Los Angeles City Councilman Mike Bonin introduced a series of recommendations Wednesday aimed at expanding the city’s affordable housing stock.
“Throughout this city, people are being squeezed out of their homes,” Bonin said. “People are moving out of Los Angeles entirely or moving far away and enduring grueling commutes to get to work. And more and more in Los Angeles, people who cannot afford housing are living on our streets, many of them are dying on our streets.”
Bonin introduced three motions, collectively billed as a “Homes Guarantee LA” plan. One of the motions would instruct the city to examine “social housing” used in European communities, with recommendations on how such a model could be employed in Los Angeles, with the housing owned and operated by the city.
“The markets alone and our system alone right now is not providing sufficient affordable housing for the people in Los Angeles. The demand is significantly greater than the supply,” Bonin said. “What social housing does is it would use public land or vacant land to provide a public option for affordable housing. It would have amenities near and within it, and would provide long-term tenancies and be green and sustainable.”

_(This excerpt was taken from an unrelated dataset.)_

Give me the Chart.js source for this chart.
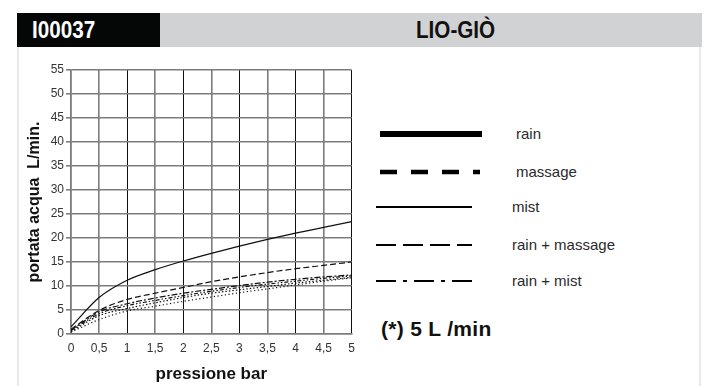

A second motion would seek ways to require limited liability companies to disclose their investors in residential real estate. Bonin said the requirement would could cut back on companies buying properties and keeping them vacant in hopes their value increases over time. The practice, called “speculative investment,” has been criticized by housing advocates who argue it reduces space for affordable housing.
The third motion would eliminate the city’s 3% floor increase on rent-stabilized units, and instead limit rent increases in such units to no more than 60% of the consumer price index.
According to Bonin’s motion, since 2009, the inflation rate fell into negative numbers and remained below 3% every year until 2018, averaging just 1.4% during that time — meaning some tenants have seen repeated rent increases in excess of the actual CPI.
Steve Diaz of the Los Angeles Community Action Network said housing advocates have worked for a decade to try to ensure financial balance between landlords and tenants through the city’s Rent Stabilization Ordinance.
“The 3% floor has created an unequal distribution of wealth between landlords and tenants and has been documented by numerous studies conducted by the city of Los Angeles,” Diaz said. “It is time that we invest in social housing, and it is time that we really deal with this crisis the way it’s supposed to be met, because housing is the answer to taking people off the street.”
Bonin also introduced a resolution that asks the city to support a federal bill, H.R. 5244, or the “Homes For All Act,” that would give cities greater control over laws to protect tenants from eviction and add $200 billion over 10 years to the Housing Trust Fund, which supports Housing and Urban Development projects.